Are Floating Home Loans Cheaper Than Fixed Loans?

Often yes at the start, but not always across the full holding period. A floating package can open lower, yet later resets may erase that advantage. The fair comparison is not only Year 1. It is the likely cost over the period you expect to own the property or keep the loan before the next repricing decision.

What Happens After a Fixed Period Ends?

Most Singapore fixed packages do not stay fixed forever. After the opening period, the loan usually reverts to a floating structure or a bank-set reference plus spread. If you do nothing, you may end up on a less competitive rate. That is why many borrowers review the loan before the promo window ends.
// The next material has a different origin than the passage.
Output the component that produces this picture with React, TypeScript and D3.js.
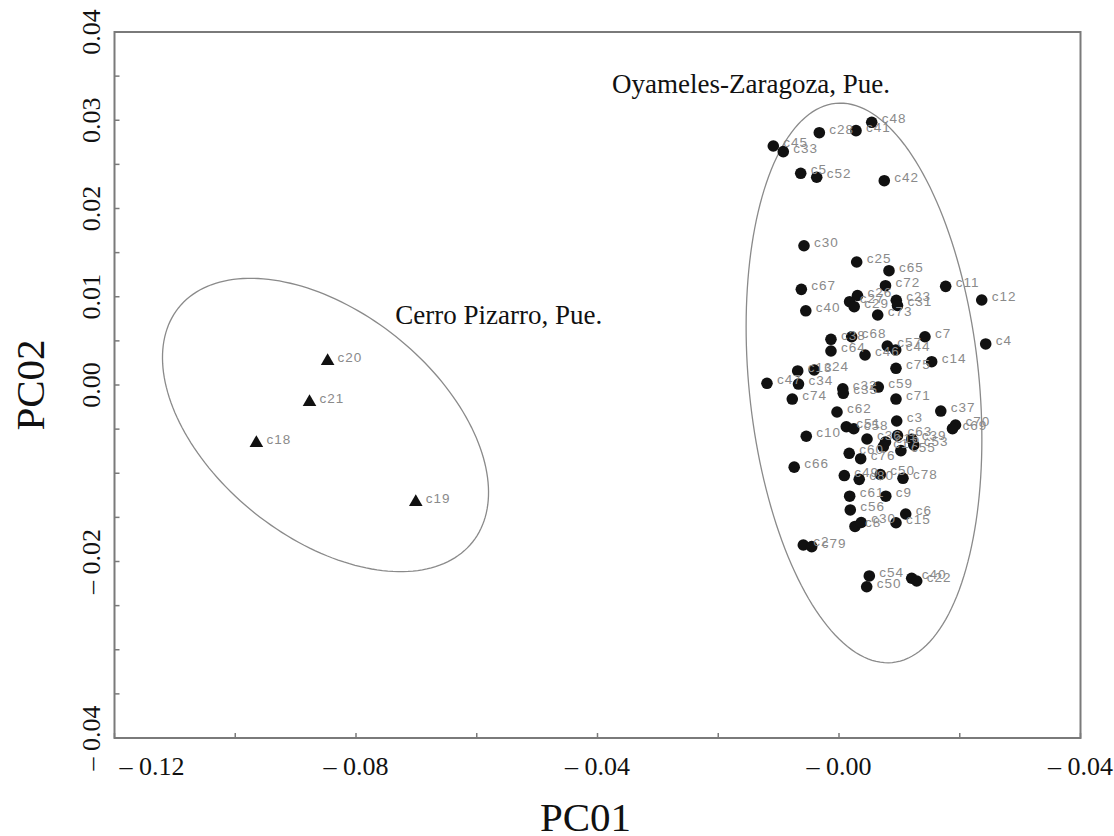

Is a Fixed Deposit-Linked Home Loan Actually Fixed?

No. It is still a floating loan. The reference rate is tied to a bank’s deposit pricing rather than to SORA. Because the bank can revise that deposit-linked reference, the loan can move as well. A deposit-linked package may still be useful, but it should be judged as floating, not fixed.

Can You Switch From Fixed to Floating Later?

Usually yes, either through repricing with the same bank or refinancing with another one, subject to the loan terms. Some banks also offer free conversion rights after a stated period. That flexibility is one reason many borrowers pay close attention to loan features, not only interest rates.

Should HDB Buyers Compare a Bank Loan With the 2.6% HDB Loan?

Yes, because the 2.60% HDB concessionary rate is still an important anchor for HDB buyers. A bank loan may start lower, especially on a floating package, but it can rise later. The HDB loan may look less exciting on day one, yet some buyers still prefer it for its stable benchmark and different repayment profile.

For most Singapore borrowers in 2026, the choice comes down to this: fixed is about payment stability, while floating is about rate flexibility. When the monthly budget is tight, stability usually wins. When the budget has breathing room and the borrower is willing to monitor the loan, floating often becomes more attractive.